I was messing around with C and I decided to replicate a buffer overflow attack. What is a buffer overflow?
In simple terms, a buffer overflow is when input goes past the "cap" that is allowed for the input to have.
In more advanced terms, a buffer overflow is when the user inputs more data into a buffer than it had been allocated for.
Here is a simple script to demonstrate.
#include <stdio.h> // Include the library you need to input and output things.
int main(){ // Define the main function. The "int" signifies it will return an integer(in this case zero to signify the end).
int key = 0; // Set a variable "key" of the data type integer to zero (the name "key" can be anything).
char typy[5]; // Create a character array of the name "typy" that allocates 5 bytes for stdin (input) ("typy" can be any name you want).
printf("Type something: "); // A function that lets the user input data.
gets(typy); // "Gets" the input that the user typed and stores it in typy.
printf(typy); // Prints what you typed (the data stored in typy).
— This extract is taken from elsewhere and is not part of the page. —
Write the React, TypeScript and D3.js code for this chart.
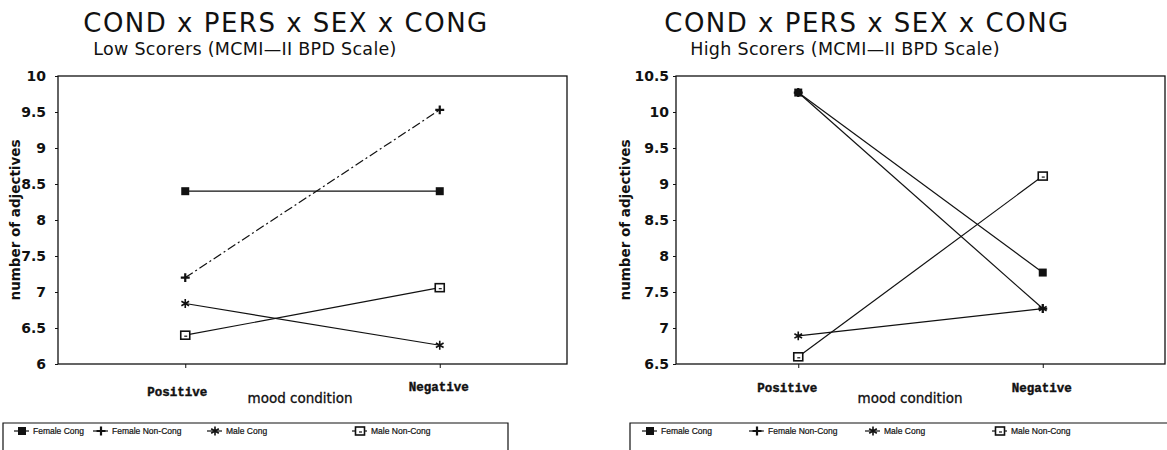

printf("\n"); // Prints a new line to make it look neater when the program exits (purely cosmetic. I use it to make it look neater in my linux terminal.)
if (key){ // If the value of key is true (non zero)
printf("It worked\n"); // Print "It worked. Notice the new line character. This is, once again, to make my terminal look neat as the program executes."
}
return 0; // Exits the program cleanly. (You are returning an integer to the function. That is why you start it off with "int" main()).
}
Now save the script and compile it with your favorite compiler.
For example, I would do gcc buffer_overflow_demo.c then run it with ./a.out.
Let’s evaluate what the script does. First, it tells you to type something. Let’s type a word under five characters such as “dog”. It prints dog back out to you. Everything runs normal and as expected. Now run it again and this time type something over 5 such as “0x00sec Rocks”. What happens? This time it should output the line “It worked”. Why does that happen? Simply because the character array ran out of room (allocated memory) to store what you typed in, so it "overflowed" and overwrote the variable "key" to make it non-zero. Remember any thing non-zero is true. When you ran the program the first time and typed dog it was under the size of allocated memory so everything ran fine and nothing was overwritten.
I hope that helped you understand what a buffer overflow was, how it works, and how it is executed.
As always,
This is a buffer overflow vulnerability but not the one that can modify the state of a variable. Get a pen and draw the stack on a paper. The declaration of the variables in the source code says it all.
I’m not sure if there’s a guaranteed way of knowing how the stack will turn out since that entirely depends on the compiler and what it believes is the most optimal solution. But yes, most, if not all, of my encounters were the other way around.
Apparently, gcc sorts local variables in the stack according to its type and not the declaration order. Looks like int goes first and actually the arrays goes last. It does not matter where do you put the int, it will always will go first, at least, right now with gcc.
Sure, compiler optimization plays a big role but I’ve messed with these kind of buffer overflows and I was unable to change the value of a certain variable unless the buffer was declared in a specific way/order.
Just an fyi to those who aren’t getting the expected result.
@oaktree yes, padding is indeed applied but in this case it’s more important which variable gets stored below/above the another. If the buffer gets stored below the “key” variable, then it can indeed overflow and affect key’s value, otherwise the affected variables would be instruction pointers, frame pointers, auxiliary vectors and much more (keep in mind the stack grows downwards and the buffer will be growing upwards).
@oaktree, IMO, the best way to find it out is through the legend GDB itself. Here’s a sample of ASM code if you want to play around with it. Nothing crazy, pretty self-explanatory, but it will help you visualise the whole upwards/downwards trick:
global _start
section .text
_start:
mov eax, 0x66778899
mov ebx, 0x0
mov ecx, 0x0
push ax
pop bx
push eax
pop ecx
push word [sample]
pop ecx
push dword [sample]
pop edx
; exit syscall
mov eax, 1
mov ebx, 0
int 0x80
section .data
sample: db 0xaa, 0xbb, 0xcc, 0xdd, 0xee, 0xff, 0x11, 0x22
It’s arch-dependent. For instance, PA-RISC stack grows upwards… Never worked with one though.
Thinking about it as a physical stack may be confusing. Better consider it as a LIFO (Last In First out) collection. Then it doen’t matter in which direction it grows… the important thing is that the last to get in is the first to get out.